My sister was an excellent equestrian, was much older and wiser than me and, I think, had just finished the book, Zen in the Art of Archery by Eugen Herrigel. “To become a great jockey,” she said, “you have to become ONE with the animal. You have to BE the horse. To accomplish this, you’ll need to learn to ride without a saddle or a bridle.”

IMG_0004
We had a Shetland pony named Frisky. Frisky was, well, true to her name. My sister put me on her back and advised me to hold on to her shaggy mane. She then hit Frisky on her rump with a switch and the pony took off like a thoroughbred.

I’m pretty sure Frisky knew exactly where she was going, a fresh clover patch on the other side of the property. And, I think she had a plan for how to get rid of an unwanted rider.

Along the way there was an enormous longleaf pine. It had one giant limb that ran perfectly parallel to the ground. It was about a hand taller than Frisky, in other words, level with my solar plexus. Frisky ran straight for it.

Hanging from the limb by my ribcage and desperately gasping for breath, I began to plot my revenge.

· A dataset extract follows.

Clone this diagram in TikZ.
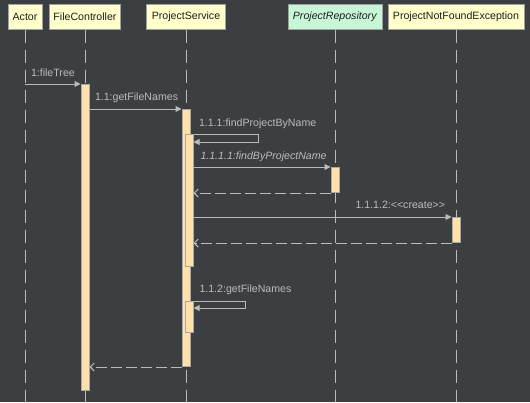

Later that day I would hunt for snakes and practice my uppercut…

Survivor’s note: Over the span of my childhood, my older brother and sister shot me with a Benjamin Pump Air Rifle (I had to pick out the pellet from my thigh with a Swiss Army knife!), put poison ivy, cayenne pepper and fire ants in my underwear, abandoned me on a buoy in the middle of Lake Pontchartrain, and sold my horse while I was away at summer camp. And, they told me I was Hitler’s son. By comparison, adulthood, with its taxes, Trumps and colonoscopies, has been a leisurely walk in Audubon Park!